Establishing a Scheme registry: making a decision Lassi Kortela (04 Aug 2020 07:13 UTC)
Re: Establishing a Scheme registry: making a decision hga@xxxxxx (04 Aug 2020 10:01 UTC)
Re: Establishing a Scheme registry: making a decision Lassi Kortela (04 Aug 2020 10:30 UTC)
Re: Establishing a Scheme registry: making a decision hga@xxxxxx (04 Aug 2020 10:55 UTC)
Re: Establishing a Scheme registry: making a decision Lassi Kortela (04 Aug 2020 11:07 UTC)

Re: Establishing a Scheme registry: making a decision hga@xxxxxx 04 Aug 2020 10:55 UTC

> From: Lassi Kortela <xxxxxx@lassi.io>
> Date: Tuesday, August 04, 2020 5:28 AM
>
> [ On process, and (single branch) git for ground truth storage. ]
>
>> A Schemerepository page off of http://srfi.schemers.org/, which we
>> have much more control over,
>
> If the plan was to not require Arthur's involvement, we should go with
> registry.scheme.org. A web server is easy to arrange.

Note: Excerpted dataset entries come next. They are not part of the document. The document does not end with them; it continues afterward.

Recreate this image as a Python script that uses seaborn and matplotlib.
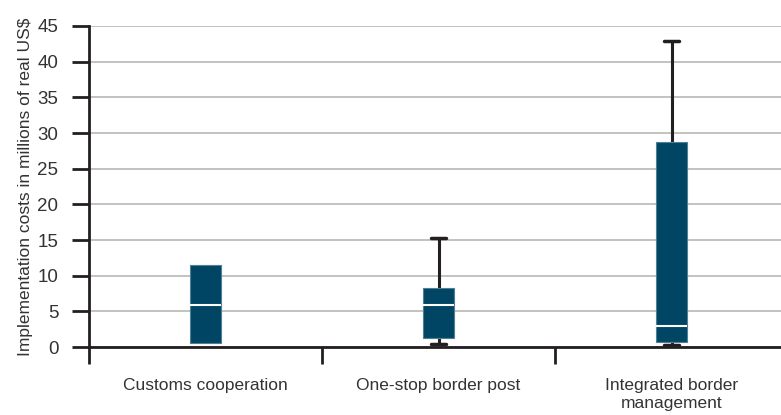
import numpy as np
import pandas as pd
import matplotlib
matplotlib.use('Agg')
import matplotlib.pyplot as plt
import seaborn as sns

# five-number summaries (min, q1, median, q3, max)
categories = ['Customs cooperation', 'One-stop border post', 'Integrated border\nmanagement']
customs = [0.55, 0.55, 5.9, 11.5, 11.5]
osbp = [0.4, 1.25, 5.9, 8.3, 15.3]
ibm = [0.3, 0.7, 2.95, 28.8, 42.9]

df = pd.DataFrame({
    'measure': np.repeat(categories, 5),
    'cost': customs + osbp + ibm,
})

sns.set_style('ticks')
plt.rcParams['font.family'] = ['Liberation Sans', 'DejaVu Sans']

BOX = '#004664'
TXT = '#333333'
INK = '#231f20'

fig = plt.figure(figsize=(7.81, 4.15), dpi=100)
ax = fig.add_axes([89 / 781, 68 / 415, 699 / 781, 321 / 415])

sns.boxplot(data=df, x='measure', y='cost', order=categories, ax=ax,
            whis=np.inf, width=0.135, color=BOX, saturation=1,
            linewidth=2,
            boxprops=dict(facecolor=BOX, edgecolor='#4f7f95', linewidth=0.8, zorder=3),
            medianprops=dict(color='white', linewidth=1.5, zorder=4),
            whiskerprops=dict(color=INK, linewidth=2.2, zorder=1.5),
            capprops=dict(color=INK, linewidth=2.5, zorder=1.5))

# customs cooperation has no whiskers: hide its caps sitting on the box edges
for ln in ax.lines:
    xd = np.asarray(ln.get_xdata(), dtype=float)
    yd = np.asarray(ln.get_ydata(), dtype=float)
    if len(xd) == 2 and abs(xd.mean()) < 0.3 and yd[0] == yd[1] and yd[0] in (customs[0], customs[-1]):
        ln.set_visible(False)

ax.set_xlim(-0.5, 2.5)
ax.set_ylim(0, 45)
ax.set_yticks(range(0, 46, 5))
ax.yaxis.grid(True, color='#b8b8b8', linewidth=1.2)
ax.set_axisbelow(True)

for s in ['top', 'right']:
    ax.spines[s].set_visible(False)
for s in ['left', 'bottom']:
    ax.spines[s].set_color(INK)
    ax.spines[s].set_linewidth(2)

ax.set_xticks([0, 1, 2])
ax.set_xticklabels(categories)
ax.set_xticks([-0.5, 0.5, 1.5], minor=True)
ax.tick_params(axis='x', which='major', bottom=True, length=0, pad=22, labelsize=12.5, labelcolor=TXT)
ax.tick_params(axis='x', which='minor', bottom=True, length=12, width=2, color=INK, direction='out')
ax.tick_params(axis='y', left=True, length=12, width=2, color=INK, direction='out',
               pad=10, labelsize=13.5, labelcolor=TXT)
for lab in ax.get_xticklabels():
    lab.set_linespacing(1.3)

ax.set_xlabel('')
ax.set_ylabel('Implementation costs in millions of real US$', fontsize=12.5, color=TXT, labelpad=3)

fig.savefig('out.png', dpi=100)
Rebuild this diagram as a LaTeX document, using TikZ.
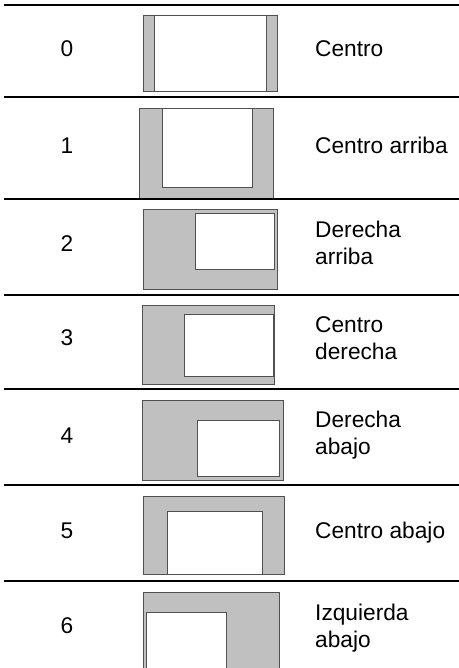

It's to avoid burdening him with day to day tasks.  If
GitHub/Microsoft betrays us and for example nukes all of
https://github.com/scheme-requests-for-implementation/srfi-common
he will perforce be involved in recovering from it as a one off.

>> can point to one or two canonical copies of the registry, and
>> almost effortlessly change if we get betrayed by GitHub or whomever
>> (certainly effortlessly compared to generally setting up on a new
>> hosting provider if we must move).
>
> Yes. Many Schemers are also in gitlab nowadays.

Not sure if running parallel hosting providers is worth the effort,
especially in my plan for discussion to happen in pull request
comments, to be scraped and archived in a single message batch to a
mailing list when the request is resolved.  But the current obvious
place to move if GitHub/Microsoft betrays us.

>>> - SRFI Git repos need to be archived anyway.
>>
>> I'm going to make my last call for using the rsync.net backup account
>> I created for SRFI artifacts, like these repos, and the mailing list
>> contents.  After October 1st when its year of initial funding
>> expires, I'm going to let it go poof or use it for my own purposes.
>
> Backing up there is fine.

Indeed, but people other than me have to start doing it.  Well, I
could set up an automated process for repos (see below, it provides
a git server), but it might make more sense to have it be part of
Arthur's the new draft workflow.

>>> - A dump of all SRFI data, "srfi.tgz" is published at
>>> <https://srfi.schemers.org/srfi.tgz>. The registry source files could be
>>> included in it.
>>
>> The only advantage this has it that there's already a process for
>> doing it, and the total compressed data for the repository should be
>> quite small by today's standards.  But presumably a parallel process
>> that does this as well as HTML generation could be created.
>
> Yes, e.g. a shell script that runs rsync :)

Turns out rsync.net also provides a git server!

https://blog.kozubik.com/john_kozubik/2010/02/git-and-subversion-support-at-rsyncnet.html

https://www.rsync.net/resources/howto/github.html

Raw storage is expensive compared to dumb object storage like AWS's
iconic S3, or Deep Glacier at 1 US$/TiB/month (!!!), but the use and
support of it is really attuned to people like us.  It's overall a
class act owned and run by one of us vs. a "suit", let alone VCs.